Speaking on his Telegram channel, Zelensky said Putin was using Ukraine as a "testing ground", and Russia was "so terrified" that it was "already using new weapons".
The US National Security Council, meanwhile, said "an experimental medium-range ballistic missile" had been used against Ukraine, adding that Russia probably only possessed a handful of these weapons and that they would not be a game changer in the war.
Putin said a "test" was successfully carried out on a non-nuclear hypersonic version of a ballistic missile and that the "target was reached".
"In response to the use of American and British long-range weaponry, on 21 November this year, the Russian armed forces carried out a combined strike on one of Ukraine's military-industrial complex sites," he said.
There is no way of counteracting this weapon, which attacks targets at a speed of 10 Mach, or 2.5-3km/s, he said.

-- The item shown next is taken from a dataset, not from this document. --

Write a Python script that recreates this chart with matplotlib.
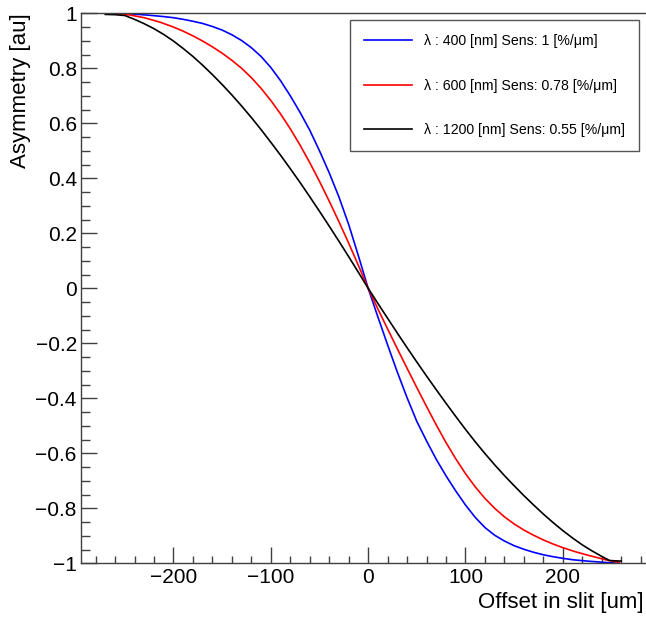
import matplotlib
matplotlib.use("Agg")
import matplotlib.pyplot as plt
from matplotlib.ticker import MultipleLocator, FixedLocator, FixedFormatter

plt.rcParams['font.family'] = ['Liberation Sans', 'DejaVu Sans']

# ---- data ----
x_400 = [-269, -258, -240, -225, -210, -200, -190, -180, -170, -160, -150, -140, -130, -120, -110,
         -100, -90, -80, -70, -60, -50, -40, -30, -20, -10, 0,
         10, 20, 30, 40, 50, 60, 70, 80, 90, 100, 110, 120, 130, 140, 150, 160, 170, 180,
         190, 200, 210, 225, 240, 258]
y_400 = [1.0, 1.0, 0.997, 0.993, 0.988, 0.984, 0.978, 0.971, 0.963, 0.952, 0.939, 0.922, 0.901, 0.875, 0.843,
         0.803, 0.755, 0.700, 0.640, 0.575, 0.500, 0.420, 0.332, 0.232, 0.118, 0.0,
         -0.104, -0.206, -0.305, -0.398, -0.484, -0.555, -0.622, -0.682, -0.737, -0.788, -0.833, -0.870,
         -0.898, -0.919, -0.936, -0.949, -0.960, -0.969, -0.976, -0.982, -0.987, -0.992, -0.996, -1.0]

x_600 = [-270, -258, -245, -230, -214, -200, -190, -180, -170, -160, -150, -140, -130, -120, -110,
         -100, -90, -80, -70, -60, -50, -40, -30, -20, -10, 0,
         10, 20, 30, 40, 50, 60, 70, 80, 90, 100, 110, 120, 130, 140, 150, 160, 170, 180,
         190, 200, 212, 224, 235, 245, 258]
y_600 = [0.999, 0.998, 0.994, 0.984, 0.968, 0.950, 0.935, 0.918, 0.899, 0.878, 0.855, 0.829, 0.800, 0.766, 0.727,
         0.683, 0.634, 0.580, 0.521, 0.457, 0.389, 0.317, 0.242, 0.164, 0.083, 0.0,
         -0.075, -0.148, -0.22, -0.291, -0.361, -0.43, -0.497, -0.561, -0.62, -0.674, -0.722, -0.764,
         -0.80, -0.831, -0.857, -0.879, -0.898, -0.915, -0.93, -0.943, -0.957, -0.969, -0.979, -0.988, -0.997]

x_1200 = [-270, -260, -250, -240, -230, -220, -210, -200, -190, -180, -170, -160, -150, -140, -130,
          -120, -110, -100, -90, -80, -70, -60, -50, -40, -30, -20, -10, 0,
          10, 20, 30, 40, 50, 60, 70, 80, 90, 100, 110, 120, 130, 140, 150, 160, 170, 180,
          190, 200, 210, 220, 230, 240, 248, 260]
y_1200 = [0.996, 0.995, 0.992, 0.978, 0.962, 0.944, 0.923, 0.899, 0.872, 0.843, 0.811, 0.777, 0.741, 0.703, 0.663,
          0.621, 0.577, 0.531, 0.484, 0.435, 0.385, 0.333, 0.28, 0.226, 0.171, 0.115, 0.058, 0.0,
          -0.055, -0.109, -0.163, -0.216, -0.268, -0.319, -0.369, -0.418, -0.466, -0.513, -0.558, -0.601,
          -0.642, -0.681, -0.718, -0.754, -0.788, -0.821, -0.852, -0.881, -0.908, -0.933, -0.955, -0.975,
          -0.99, -0.992]

labels = ["\u03bb : 400 [nm] Sens: 1 [%/\u03bcm]",
          "\u03bb : 600 [nm] Sens: 0.78 [%/\u03bcm]",
          "\u03bb : 1200 [nm] Sens: 0.55 [%/\u03bcm]"]
colors = ["#0000ff", "#ff0000", "#000000"]

xticks = [-200, -100, 0, 100, 200]
xticklabels = ["\u2212200", "\u2212100", "0", "100", "200"]
yticks = [-1, -0.8, -0.6, -0.4, -0.2, 0, 0.2, 0.4, 0.6, 0.8, 1]
yticklabels = ["\u22121", "\u22120.8", "\u22120.6", "\u22120.4", "\u22120.2", "0",
               "0.2", "0.4", "0.6", "0.8", "1"]

W, H = 646, 617
fig = plt.figure(figsize=(W / 100, H / 100), dpi=100)
fig.patch.set_facecolor('white')

ax_left, ax_right, ax_bottom, ax_top = 81, 655.3, 563.3, 13.3
ax = fig.add_axes([ax_left / W, 1 - ax_bottom / H, (ax_right - ax_left) / W, (ax_bottom - ax_top) / H])

ax.plot(x_400, y_400, color=colors[0], lw=1.2, label=labels[0])
ax.plot(x_600, y_600, color=colors[1], lw=1.2, label=labels[1])
ax.plot(x_1200, y_1200, color=colors[2], lw=1.2, label=labels[2])

ax.set_xlim(-295, 295)
ax.set_ylim(-1, 1)

ax.xaxis.set_major_locator(FixedLocator(xticks))
ax.xaxis.set_major_formatter(FixedFormatter(xticklabels))
ax.xaxis.set_minor_locator(MultipleLocator(20))
ax.yaxis.set_major_locator(FixedLocator(yticks))
ax.yaxis.set_major_formatter(FixedFormatter(yticklabels))
ax.yaxis.set_minor_locator(MultipleLocator(0.05))

axcol = '#404040'
for s in ax.spines.values():
    s.set_color(axcol)
    s.set_linewidth(1.0)

ax.tick_params(axis='both', which='both', direction='in', color=axcol, width=1.0,
               top=False, right=False)
ax.tick_params(axis='x', which='major', length=11.5, pad=3.5, labelsize=15)
ax.tick_params(axis='x', which='minor', length=5)
ax.tick_params(axis='y', which='major', length=11.5, pad=3, labelsize=15)
ax.tick_params(axis='y', which='minor', length=6.5)

ax.set_ylabel("Asymmetry [au]", fontsize=16, loc='top')
ax.yaxis.set_label_coords(-0.087, 1.0)

fig.text(644 / W, 1 - 608 / H, "Offset in slit [um]", fontsize=16, ha='right', va='baseline')

leg = ax.legend(loc='upper right', bbox_to_anchor=(639 / W, 1 - 20 / H),
                bbox_transform=fig.transFigure, borderaxespad=0,
                fontsize=10.2, labelspacing=2.15, borderpad=1.0,
                handlelength=3.4, handletextpad=0.8, fancybox=False,
                framealpha=1, edgecolor='#555555')
leg.get_frame().set_linewidth(1.0)

fig.savefig("out.png", dpi=100, facecolor='white')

And he warned the West that Russia was "ready for any developments. If anyone still doubts this, they shouldn’t. There will always be a response”.
Matthew Savill, director of military sciences at Rusi, a think tank, said available information about the Russian missile suggests something with a longer range than the Iskanders used so far in the conflict, which have a range of up to 500km (311 miles).
Intermediate-range ballistic missiles (IRBMs) - which Putin appears to have been describing - generally have ranges of between 3,000 and 5,500km.
Savill says the use of such a weapon may not have huge military significance but is symbolically important, coming on the back of Russia's revised nuclear doctrine which many see as a lowering of the threshold for the use of such weapons.
It is, he says, a not so subtle reminder that Russia has a wider arsenal of different and larger missile types and is ready to develop more.